Convenience store retailers in Nova Scotia say that the illegal sale of tobacco products undermines the health, safety and well-being of communities, and that illegal sales in the province are too high.
In a study released by the Atlantic Convenience Stores Association, illegal cigarettes accounted for 20 per cent of almost 4,000 cigarette ends collected from 29 sites across Nova Scotia in June and analyzed. The presence of illegal cigarettes ranged from 6.5 per cent to 33.8 per cent at the sites tested.
Overall findings are considered to be accurate within plus or minus 3.5 percentage points 19 times out of 20.
“The findings are consistent with previous studies we commissioned in 2014 and 2015,” says association president Mike Hammoud. “These studies are high level estimates, but they are consistent year-over-year and they’re dramatically higher than the 5 per cent to 10 per cent estimate recently reported by the provincial government.”

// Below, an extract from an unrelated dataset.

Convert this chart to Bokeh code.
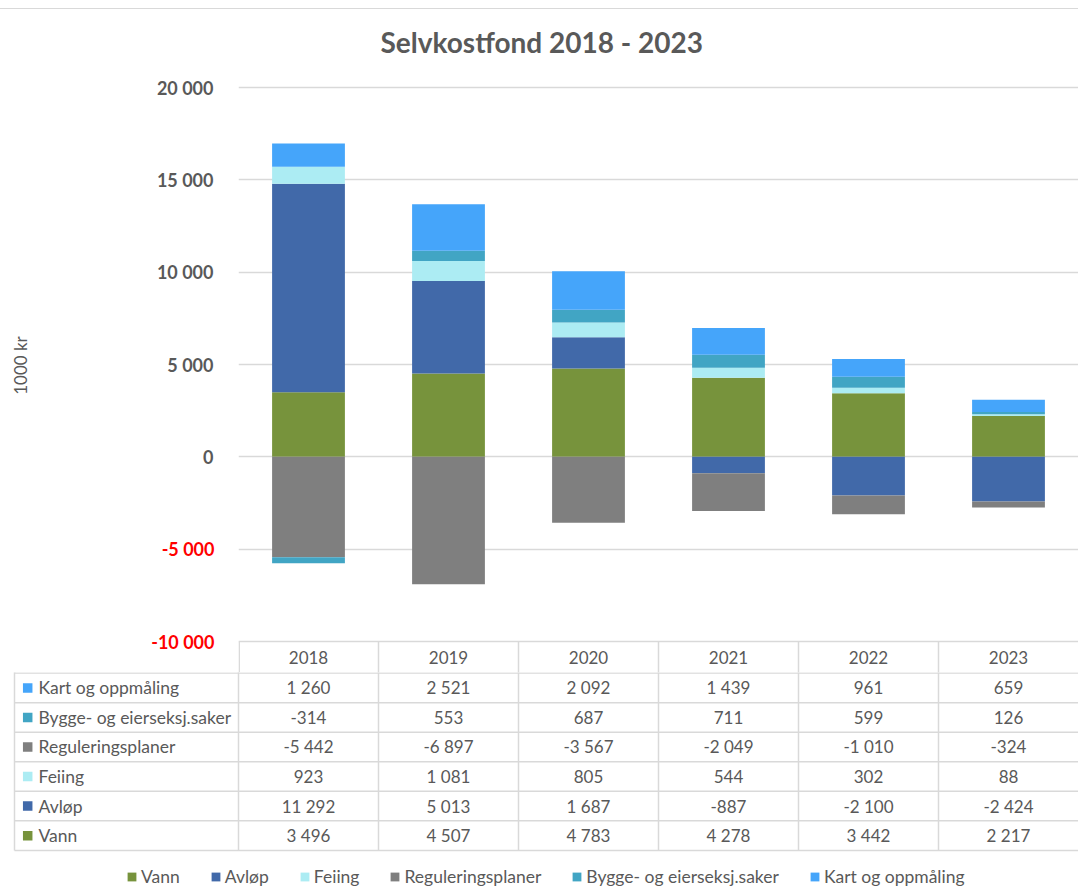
from bokeh.plotting import figure
from bokeh.models import (ColumnDataSource, FactorRange, FixedTicker, LinearAxis, Range1d,
                          Legend, LegendItem, Div, Spacer)
from bokeh.layouts import column
from bokeh.embed import file_html
from bokeh.resources import INLINE
from bokeh.core.properties import value

# ---------------- data ----------------
title_text = "Selvkostfond 2018 - 2023"
y_axis_title = "1000 kr"
years = ["2018", "2019", "2020", "2021", "2022", "2023"]
series = ["Vann", "Avløp", "Feiing", "Reguleringsplaner",
          "Bygge- og eierseksj.saker", "Kart og oppmåling"]
vann = [3496, 4507, 4783, 4278, 3442, 2217]
avlop = [11292, 5013, 1687, -887, -2100, -2424]
feiing = [923, 1081, 805, 544, 302, 88]
reguleringsplaner = [-5442, -6897, -3567, -2049, -1010, -324]
bygge = [-314, 553, 687, 711, 599, 126]
kart = [1260, 2521, 2092, 1439, 961, 659]
colors = ["#77933C", "#4169A9", "#ACECF3", "#7F7F7F", "#41A5C4", "#45A5FA"]
y_ticks = [-10000, -5000, 0, 5000, 10000, 15000, 20000]

values = [vann, avlop, feiing, reguleringsplaner, bygge, kart]


def fmt(v):
    return f"{v:,}".replace(",", " ")


# ---------------- layout constants (page pixels) ----------------
FONT = "Lato"
GREY = "#595959"
LINE = "#D9D9D9"
W = 1078
FRAME_L = 238          # left edge of plot frame
TOP_A = 9              # chart figure starts below the top rule
TICK_TOP_PX = 87       # page y of top tick
TICK_BOT_PX = 641      # page y of bottom tick
FRAME_T = 58           # page y of the frame top (space above top tick)
SPLIT = 672            # page y where the chart figure ends / table rows start
BOTTOM = 888
CAT_PX = (W - FRAME_L) / len(years)
SCALE = (TICK_BOT_PX - TICK_TOP_PX) / (y_ticks[-1] - y_ticks[0])   # px per unit


def py(page_y):
    """page y -> data y of chart"""
    return y_ticks[-1] - (page_y - TICK_TOP_PX) / SCALE


# ---------------- chart ----------------
pA = figure(x_range=FactorRange(*years), y_range=Range1d(py(SPLIT), py(FRAME_T)),
            width=W, height=SPLIT - TOP_A, output_backend="svg", toolbar_location=None,
            x_axis_location=None, min_border_left=FRAME_L, min_border_right=0,
            min_border_top=FRAME_T - TOP_A, min_border_bottom=0, outline_line_color=None,
            background_fill_color="white", border_fill_color="white")
pA.frame_align = False

pos = [0] * len(years)
neg = [0] * len(years)
for name, vals, col in zip(series, values, colors):
    bottoms, tops = [], []
    for i, v in enumerate(vals):
        if v >= 0:
            b = pos[i]
            pos[i] = b + v
        else:
            b = neg[i]
            neg[i] = b + v
        bottoms.append(b)
        tops.append(b + v)
    src = ColumnDataSource(dict(x=years, bottom=bottoms, top=tops))
    pA.vbar(x="x", bottom="bottom", top="top", width=0.52, source=src,
            fill_color=col, line_color=None)

pA.xgrid.visible = False
pA.ygrid.ticker = FixedTicker(ticks=y_ticks)
pA.ygrid.grid_line_color = LINE
pA.ygrid.grid_line_width = 1.3

pos_ticks = [t for t in y_ticks if t >= 0]
neg_ticks = [t for t in y_ticks if t < 0]

ax_in = pA.yaxis[0]
ax_in.ticker = FixedTicker(ticks=pos_ticks)
ax_in.major_label_overrides = {t: fmt(t) for t in pos_ticks}

ax_out = LinearAxis(ticker=FixedTicker(ticks=neg_ticks),
                    major_label_overrides={t: fmt(t) for t in neg_ticks},
                    axis_label=y_axis_title)
pA.add_layout(ax_out, "left")

for ax in (ax_in, ax_out):
    ax.axis_line_color = None
    ax.major_tick_line_color = None
    ax.minor_tick_line_color = None
    ax.major_tick_out = 0
    ax.major_tick_in = 0
    ax.minor_tick_out = 0
    ax.minor_tick_in = 0
    ax.major_label_text_font = FONT
    ax.major_label_text_font_size = "18px"
    ax.major_label_text_font_style = "bold"
ax_in.major_label_text_color = GREY
ax_in.major_label_standoff = 25
ax_out.major_label_text_color = "#FF0000"
ax_out.major_label_standoff = -61
ax_out.axis_label_text_font = FONT
ax_out.axis_label_text_font_size = "17px"
ax_out.axis_label_text_font_style = "normal"
ax_out.axis_label_text_color = GREY
ax_out.axis_label_standoff = 117

pA.title.text = title_text
pA.title.text_font = FONT
pA.title.text_font_size = "28px"
pA.title.text_font_style = "bold"
pA.title.text_color = GREY
pA.title.align = "left"
pA.title.offset = 142
pA.title.standoff = 0

# header row of the data table (inside the chart figure)
hdr_y = py((TICK_BOT_PX + SPLIT) / 2)
text_kw = dict(text_font=value(FONT), text_font_size="17px", text_color=GREY,
               text_baseline="middle")
pA.text(x=years, y=[hdr_y] * len(years), text=years, text_align="center", **text_kw)
hx = [0.005] + list(range(1, len(years)))
pA.segment(x0=hx, y0=[y_ticks[0]] * len(hx), x1=hx, y1=[py(SPLIT + 2)] * len(hx),
           line_color=LINE, line_width=1.5)

# ---------------- data table body + legend ----------------
pB = figure(x_range=Range1d(-FRAME_L / CAT_PX, len(years)),
            y_range=Range1d(BOTTOM, SPLIT),
            width=W, height=BOTTOM - SPLIT, output_backend="svg", toolbar_location=None,
            x_axis_location=None, y_axis_location=None, min_border=0,
            min_border_left=0, min_border_right=0, min_border_top=0, min_border_bottom=0,
            outline_line_color=None, background_fill_color="white",
            border_fill_color="white")
pB.frame_align = False
pB.xgrid.visible = False
pB.ygrid.visible = False


def px_x(page_x):
    return (page_x - FRAME_L) / CAT_PX


row_h = 29.55
n_rows = len(series)
row_edges = [SPLIT + 0.6 + i * row_h for i in range(n_rows + 1)]
left_x = px_x(14)

pB.segment(x0=[left_x] * len(row_edges), y0=row_edges,
           x1=[len(years)] * len(row_edges), y1=row_edges,
           line_color=LINE, line_width=1.5)
vx = [left_x] + list(range(len(years)))
pB.segment(x0=vx, y0=[SPLIT - 2] * len(vx), x1=vx, y1=[row_edges[-1]] * len(vx),
           line_color=LINE, line_width=1.5)

label_kw = dict(text_kw)
label_kw["text_font_size"] = "17.5px"

legend_items = []
sq_x = px_x(27.2)
lab_x = px_x(38)
for k, (name, vals, col) in enumerate(zip(series, values, colors)):
    r = n_rows - 1 - k
    yc = (row_edges[r] + row_edges[r + 1]) / 2
    pB.text(x=[i + 0.5 for i in range(len(years))], y=[yc] * len(years),
            text=[fmt(v) for v in vals], text_align="center", **text_kw)
    pB.text(x=[lab_x], y=[yc], text=[name], text_align="left", **label_kw)
    sq = pB.rect(x=[sq_x], y=[yc], width=9.5, height=9.5, width_units="screen",
                 height_units="screen", fill_color=col, line_color=None)
    legend_items.append(LegendItem(label=name, renderers=[sq]))

legend = Legend(items=legend_items, orientation="horizontal", location=(126, 1),
                glyph_width=11, glyph_height=11, label_standoff=4, spacing=30,
                padding=0, margin=0, border_line_color=None, background_fill_alpha=0,
                label_text_font=FONT, label_text_font_size="17.5px",
                label_text_color=GREY)
pB.add_layout(legend)

gap = Spacer(width=W, height=8, margin=0)
top_line = Div(text="", width=W, height=1, margin=0,
               styles={"background-color": "#D9D9D9"})

layout = column(gap, top_line, pA, pB, spacing=0)

open("out.html", "w").write(file_html(layout, INLINE))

Hammoud says that both tobacco manufacturers and wholesalers also question the government’s estimate as well. And while the ACSA has asked provincial government representatives for details on their estimate, no information has ever been provided.
“Every law-abiding person, both smokers and non-smokers, should be concerned when illegal cigarettes averaged 26 per cent of the samples taken from three schools in the study,” says Anne Kothawala, president of the National Convenience Stores Distributors Association, whose membership includes businesses who wholesale and distribute merchandise to convenience stores in Nova Scotia.

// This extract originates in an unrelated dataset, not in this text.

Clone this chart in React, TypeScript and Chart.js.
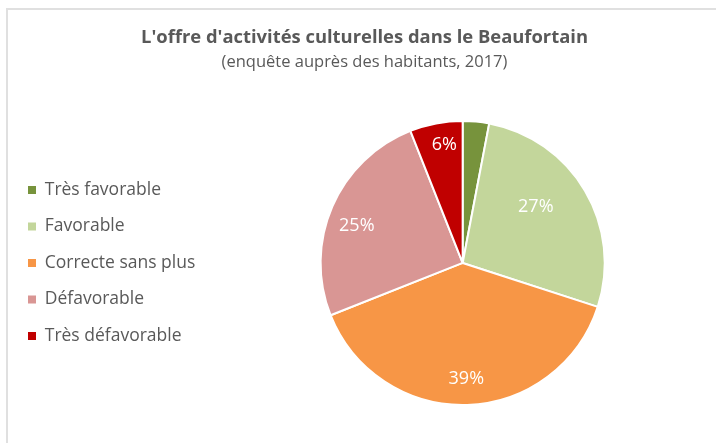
import { useEffect, useRef } from "react";
import { Chart, registerables } from "chart.js";

Chart.register(...registerables);

const categories = [
  "Très favorable",
  "Favorable",
  "Correcte sans plus",
  "Défavorable",
  "Très défavorable",
];
const values = [3, 27, 39, 25, 6];
const valueLabels = ["", "27%", "39%", "25%", "6%"];
const colors = ["#77933C", "#C3D69B", "#F79646", "#D99694", "#C00000"];

const titleText = "L'offre d'activités culturelles dans le Beaufortain";
const subtitleText = "(enquête auprès des habitants, 2017)";

// label placement styling (fraction of radius, angle shift in degrees)
const labelRadius = [0.8, 0.65, 0.82, 0.79, 0.84];
const labelShift = [0, -7, 0, -4, 2];

const FONT = "'Open Sans', 'Noto Sans', sans-serif";

const sliceLabels = {
  id: "sliceLabels",
  afterDatasetsDraw(chart: any) {
    const ctx = chart.ctx;
    const meta = chart.getDatasetMeta(0);
    ctx.save();
    ctx.font = `18px ${FONT}`;
    ctx.fillStyle = "#ffffff";
    ctx.textAlign = "center";
    ctx.textBaseline = "middle";
    meta.data.forEach((arc: any, i: number) => {
      const t = valueLabels[i];
      if (!t) return;
      const p = arc.getProps(["x", "y", "startAngle", "endAngle", "outerRadius"], true);
      const a = (p.startAngle + p.endAngle) / 2 + (labelShift[i] * Math.PI) / 180;
      const r = p.outerRadius * labelRadius[i];
      ctx.fillText(t, p.x + Math.cos(a) * r, p.y + Math.sin(a) * r);
    });
    ctx.restore();
  },
};

export default function App() {
  const ref = useRef<HTMLCanvasElement | null>(null);

  useEffect(() => {
    if (!ref.current) return;
    const chart = new Chart(ref.current, {
      type: "pie",
      data: {
        labels: categories,
        datasets: [
          {
            data: values,
            backgroundColor: colors,
            borderColor: "#ffffff",
            borderWidth: 2,
          },
        ],
      },
      options: {
        responsive: false,
        animation: false,
        layout: { padding: { left: 9, top: 16, right: 0, bottom: 37 } },
        plugins: {
          title: {
            display: true,
            text: titleText,
            color: "#595959",
            font: { family: FONT, size: 18.4, weight: "bold" },
            padding: { top: 11, bottom: 0 },
          },
          subtitle: {
            display: true,
            text: subtitleText,
            color: "#595959",
            font: { family: FONT, size: 16.5 },
            padding: { top: 3, bottom: 48 },
          },
          legend: {
            position: "left",
            align: "center",
            fullSize: false,
            labels: {
              boxWidth: 8,
              boxHeight: 8,
              padding: 19,
              color: "#595959",
              font: { family: FONT, size: 17.5 },
              generateLabels: (c: any) => {
                const base = Chart.overrides.pie.plugins.legend.labels.generateLabels(c);
                return base.map((l: any) => ({ ...l, lineWidth: 0, strokeStyle: "transparent" }));
              },
            },
          },
          tooltip: { enabled: false },
        },
      },
      plugins: [sliceLabels],
    });
    return () => chart.destroy();
  }, []);

  return (
    <div style={{ position: "fixed", left: 0, top: 0, width: 716, height: 443, overflow: "hidden", background: "#fff" }}>
      <canvas ref={ref} width={720} height={443} style={{ position: "absolute", left: 0, top: 0, display: "block" }} />
      <div
        style={{
          position: "absolute",
          left: 6,
          top: 8,
          width: 760,
          height: 480,
          borderTop: "2px solid #e0e0e0",
          borderLeft: "2px solid #e0e0e0",
          pointerEvents: "none",
        }}
      />
    </div>
  );
}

The research work was done by NIRIC Analytics, an independent, Montreal-based research firm who has developed a specialized cigarette end collection and analysis technique. The company has completed more than 30 of these studies to date across Canada.
Both distributors and convenience store retailers continue to encourage the provincial government to get tougher with criminals selling illegal cigarettes.
“The provincial government here has recently said that they have adequate resources to deal with the illegal tobacco situation,” says Hammoud. “We respectfully disagree. Just look next door at what New Brunswick has done with their Contraband Enforcement Unit and the positive impact it’s having on illegal trafficking.”
“Getting tougher on illegal tobacco is a win-win from our perspective,” says Rebecca Lambe, who owns and operates Mom’s Country Market in Cole Harbour. “Youth access to cigarettes will be far more difficult because of reduced supply and higher cost, while adults have the choice of either quitting or buying legal products. If they buy legal products, then the government is going to collect more tax revenue.”